[Part of a data file]
==========
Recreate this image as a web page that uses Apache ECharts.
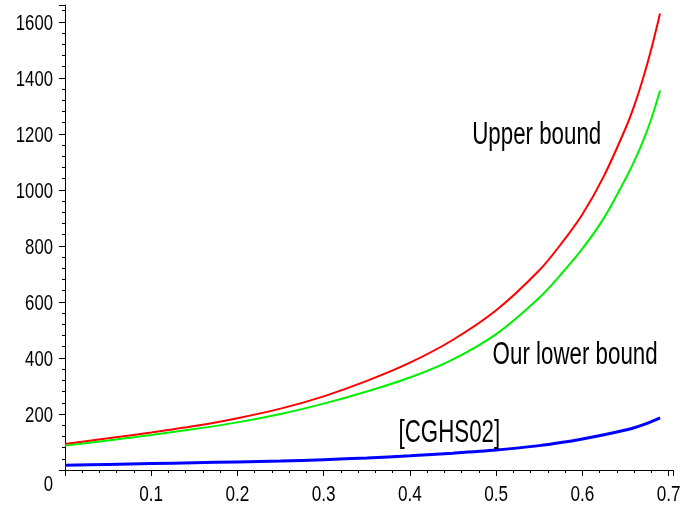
<!DOCTYPE html>
<html>
<head>
<meta charset="utf-8">
<script src="https://cdn.jsdelivr.net/npm/echarts@6/dist/echarts.min.js"></script>
<style>
html,body{margin:0;padding:0;background:#fff;}
#chart{width:687px;height:514px;}
</style>
</head>
<body>
<div id="chart"></div>
<script>
// x positions
var xValues = [0, 0.05, 0.1, 0.15, 0.2, 0.25, 0.3, 0.35, 0.4, 0.45, 0.5, 0.55, 0.575, 0.6, 0.625, 0.65, 0.66, 0.67, 0.68, 0.69];
// Upper bound (red)
var upperBound = [93, 113, 134, 157, 185, 219, 263, 318, 383, 465, 570, 713, 806, 913, 1050, 1220, 1300, 1395, 1505, 1630];
// Our lower bound (green)
var ourLowerBound = [87, 105, 125, 146, 170, 200, 237, 280, 330, 395, 485, 615, 698, 790, 900, 1040, 1102, 1172, 1255, 1355];
// [CGHS02] (blue)
var cghs02 = [17, 20, 23, 26, 29, 32, 37, 43, 51, 60, 71, 87, 98, 111, 126, 143, 151, 161, 173, 186];

var yTickLabels = [0, 200, 400, 600, 800, 1000, 1200, 1400, 1600];
var xTickLabels = [0.1, 0.2, 0.3, 0.4, 0.5, 0.6, 0.7];

// text annotations placed at data coordinates
var annotationTexts = ['Upper bound', 'Our lower bound', '[CGHS02]'];
var annotationX = [0.547, 0.5915, 0.4457];
var annotationY = [1194, 410, 130];

var FONT = "'Liberation Sans', Arial, sans-serif";

function pairs(ys) {
  return xValues.map(function (x, i) { return [x, ys[i]]; });
}

var chart = echarts.init(document.getElementById('chart'), null, {renderer: 'canvas'});

var option = {
  animation: false,
  backgroundColor: '#ffffff',
  grid: {left: 65, right: 14, top: 5, bottom: 44, containLabel: false},
  xAxis: {
    type: 'value',
    min: 0, max: 0.705, interval: 0.1,
    axisLine: {onZero: false, lineStyle: {color: '#000', width: 1}},
    axisTick: {show: true, inside: false, length: 6, lineStyle: {color: '#000'}},
    minorTick: {show: true, splitNumber: 5, length: 3, lineStyle: {color: '#000'}},
    splitLine: {show: false},
    axisLabel: {show: false}
  },
  yAxis: {
    type: 'value',
    min: 0, max: 1660, interval: 200,
    axisLine: {show: true, onZero: false, lineStyle: {color: '#000', width: 1}},
    axisTick: {show: true, length: 6, lineStyle: {color: '#000'}},
    minorTick: {show: true, splitNumber: 5, length: 3, lineStyle: {color: '#000'}},
    splitLine: {show: false},
    axisLabel: {show: false}
  },
  series: [
    {name: 'Upper bound', type: 'line', data: pairs(upperBound), smooth: 0.3, showSymbol: false,
     lineStyle: {color: '#ff0000', width: 2}, z: 3},
    {name: 'Our lower bound', type: 'line', data: pairs(ourLowerBound), smooth: 0.3, showSymbol: false,
     lineStyle: {color: '#00f000', width: 2}, z: 3},
    {name: '[CGHS02]', type: 'line', data: pairs(cghs02), smooth: 0.3, showSymbol: false,
     lineStyle: {color: '#0000ff', width: 3}, z: 3}
  ]
};
chart.setOption(option);

var graphics = [];
// y tick labels (narrow, tall text like the reference)
yTickLabels.forEach(function (v) {
  var p = chart.convertToPixel({gridIndex: 0}, [0, v]);
  graphics.push({
    type: 'text', x: p[0] - 12, y: p[1] + (v === 0 ? 15 : 2), scaleX: 0.76, z: 10,
    style: {text: String(v), fill: '#000', font: '22px ' + FONT, textAlign: 'right', textVerticalAlign: 'middle'}
  });
});
// x tick labels
xTickLabels.forEach(function (v) {
  var p = chart.convertToPixel({gridIndex: 0}, [v, 0]);
  graphics.push({
    type: 'text', x: p[0], y: p[1] + 25, scaleX: 0.78, z: 10,
    style: {text: String(v), fill: '#000', font: '22px ' + FONT, textAlign: 'center', textVerticalAlign: 'middle'}
  });
});
// annotations
annotationTexts.forEach(function (t, i) {
  var p = chart.convertToPixel({gridIndex: 0}, [annotationX[i], annotationY[i]]);
  graphics.push({
    type: 'text', x: p[0], y: p[1], scaleX: 0.72, z: 10,
    style: {text: t, fill: '#000', font: '31px ' + FONT, textAlign: 'center', textVerticalAlign: 'middle'}
  });
});
chart.setOption({graphic: graphics});
</script>
</body>
</html>
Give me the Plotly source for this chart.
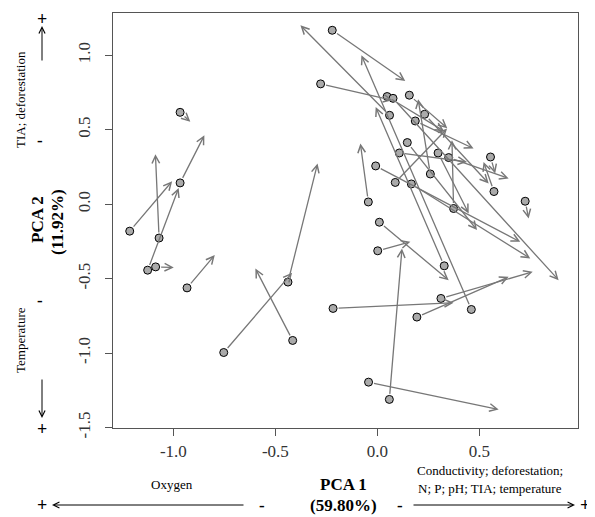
==========
• _Prompt_: Word for word, quote the full listing, omitting every picture.

• _The output_:
Recreate this image as a web page that uses Apache ECharts.
<!DOCTYPE html>
<html>
<head>
<meta charset="utf-8">
<script src="https://cdn.jsdelivr.net/npm/echarts@6/dist/echarts.min.js"></script>
<style>
html,body{margin:0;padding:0;background:#fff;}
#chart{width:687px;height:514px;}
</style>
</head>
<body>
<div id="chart"></div>
<script>
// x positions
var xValues = [0, 0.05, 0.1, 0.15, 0.2, 0.25, 0.3, 0.35, 0.4, 0.45, 0.5, 0.55, 0.575, 0.6, 0.625, 0.65, 0.66, 0.67, 0.68, 0.69];
// Upper bound (red)
var upperBound = [93, 113, 134, 157, 185, 219, 263, 318, 383, 465, 570, 713, 806, 913, 1050, 1220, 1300, 1395, 1505, 1630];
// Our lower bound (green)
var ourLowerBound = [87, 105, 125, 146, 170, 200, 237, 280, 330, 395, 485, 615, 698, 790, 900, 1040, 1102, 1172, 1255, 1355];
// [CGHS02] (blue)
var cghs02 = [17, 20, 23, 26, 29, 32, 37, 43, 51, 60, 71, 87, 98, 111, 126, 143, 151, 161, 173, 186];

var yTickLabels = [0, 200, 400, 600, 800, 1000, 1200, 1400, 1600];
var xTickLabels = [0.1, 0.2, 0.3, 0.4, 0.5, 0.6, 0.7];

// text annotations placed at data coordinates
var annotationTexts = ['Upper bound', 'Our lower bound', '[CGHS02]'];
var annotationX = [0.547, 0.5915, 0.4457];
var annotationY = [1194, 410, 130];

var FONT = "'Liberation Sans', Arial, sans-serif";

function pairs(ys) {
  return xValues.map(function (x, i) { return [x, ys[i]]; });
}

var chart = echarts.init(document.getElementById('chart'), null, {renderer: 'canvas'});

var option = {
  animation: false,
  backgroundColor: '#ffffff',
  grid: {left: 65, right: 14, top: 5, bottom: 44, containLabel: false},
  xAxis: {
    type: 'value',
    min: 0, max: 0.705, interval: 0.1,
    axisLine: {onZero: false, lineStyle: {color: '#000', width: 1}},
    axisTick: {show: true, inside: false, length: 6, lineStyle: {color: '#000'}},
    minorTick: {show: true, splitNumber: 5, length: 3, lineStyle: {color: '#000'}},
    splitLine: {show: false},
    axisLabel: {show: false}
  },
  yAxis: {
    type: 'value',
    min: 0, max: 1660, interval: 200,
    axisLine: {show: true, onZero: false, lineStyle: {color: '#000', width: 1}},
    axisTick: {show: true, length: 6, lineStyle: {color: '#000'}},
    minorTick: {show: true, splitNumber: 5, length: 3, lineStyle: {color: '#000'}},
    splitLine: {show: false},
    axisLabel: {show: false}
  },
  series: [
    {name: 'Upper bound', type: 'line', data: pairs(upperBound), smooth: 0.3, showSymbol: false,
     lineStyle: {color: '#ff0000', width: 2}, z: 3},
    {name: 'Our lower bound', type: 'line', data: pairs(ourLowerBound), smooth: 0.3, showSymbol: false,
     lineStyle: {color: '#00f000', width: 2}, z: 3},
    {name: '[CGHS02]', type: 'line', data: pairs(cghs02), smooth: 0.3, showSymbol: false,
     lineStyle: {color: '#0000ff', width: 3}, z: 3}
  ]
};
chart.setOption(option);

var graphics = [];
// y tick labels (narrow, tall text like the reference)
yTickLabels.forEach(function (v) {
  var p = chart.convertToPixel({gridIndex: 0}, [0, v]);
  graphics.push({
    type: 'text', x: p[0] - 12, y: p[1] + (v === 0 ? 15 : 2), scaleX: 0.76, z: 10,
    style: {text: String(v), fill: '#000', font: '22px ' + FONT, textAlign: 'right', textVerticalAlign: 'middle'}
  });
});
// x tick labels
xTickLabels.forEach(function (v) {
  var p = chart.convertToPixel({gridIndex: 0}, [v, 0]);
  graphics.push({
    type: 'text', x: p[0], y: p[1] + 25, scaleX: 0.78, z: 10,
    style: {text: String(v), fill: '#000', font: '22px ' + FONT, textAlign: 'center', textVerticalAlign: 'middle'}
  });
});
// annotations
annotationTexts.forEach(function (t, i) {
  var p = chart.convertToPixel({gridIndex: 0}, [annotationX[i], annotationY[i]]);
  graphics.push({
    type: 'text', x: p[0], y: p[1], scaleX: 0.72, z: 10,
    style: {text: t, fill: '#000', font: '31px ' + FONT, textAlign: 'center', textVerticalAlign: 'middle'}
  });
});
chart.setOption({graphic: graphics});
</script>
</body>
</html>
Give me the Plotly source for this chart.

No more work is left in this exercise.